La statue est la pièce maîtresse d’une nouvelle place de 1,6 million de dollars. Elle se dresse au centre d’un parterre de fleurs surélevé, et est éclairée sur quatre côtés.

« Nous voulions la mettre en valeur », a déclaré Mme Maher.

Son inauguration en 2024 – année olympique, 100anniversaire de sa médaille d’or en sculpture et 100anniversaire des Jeux de Paris de 1924 – est une heureuse coïncidence.

Son installation dans un parterre fleuri devant un petit stade à Randall’s Island n’est peut-être pas une grande gloire olympique. Mais c’est un sort plus heureux que celui des autres œuvres artistiques olympiques, pour la plupart oubliées depuis longtemps.

Cet article a été publié dans le New York Times.

Lisez cet article dans sa version originale (en anglais ; abonnement requis).

Pour en savoir plus

La posture du Discobole finlandais de Dimitriadis ne correspond à aucune des phases du lancement du disque de la discipline olympique moderne, note l’historienne de l’art Nikoleta Tzani, dans sa thèse de doctorat sur l’artiste Costas Dimitriadis. Le sculpteur s’est probablement inspiré de la technique – plus statique – de l’épreuve du lancer du disque antique grec, qui coexista brièvement (Jeux de 1906 et de 1908) avec le lancer du disque moderne.
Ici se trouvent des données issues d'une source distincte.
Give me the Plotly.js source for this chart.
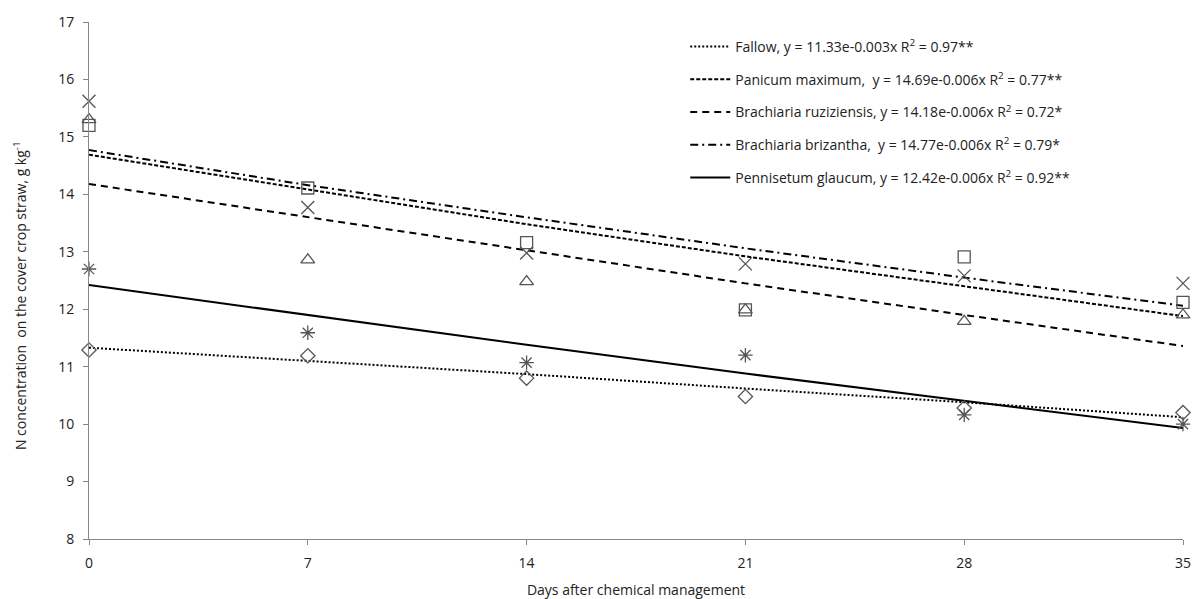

Pourquoi l’œuvre s’intitule-t-elle le Discobole finlandais ? « Dimitriadis utilisa comme modèle le discobole (lanceur de disque) finlandais Armas Rudolf Taipale », explique Mme Tzani. Taipale fut médaillé d’or aux Jeux de 1912 à Stockholm et d’argent aux Jeux de 1920 à Anvers, puis 12e à Paris en 1924.

Au sujet de la posture de la statue, Mme Tzani ajoute que « Dimitriadis avait comme point de référence la façon antique de lancer le disque qui nous est connue surtout par des indications indirectes, représentations sur des statuettes, vases et monnaies antiques ». Il y avait un peu de patriotisme dans ce choix : le Comité olympique grec, dès le Congrès olympique de Paris en 1894, avait prôné le retour du lancer du disque antique grec, note Mme Tzani.

La sculpture médaillée d’or était en plâtre. Elle servit de moule en 1924 ou en 1925 pour le bronze exposé à Randall’s Island aujourd’hui et pour au moins un autre qui se trouve à la Galerie nationale d’Athènes.

Les Américains n’appellent pas leur statue par son nom original, l’appelant simplement The Discus Thrower.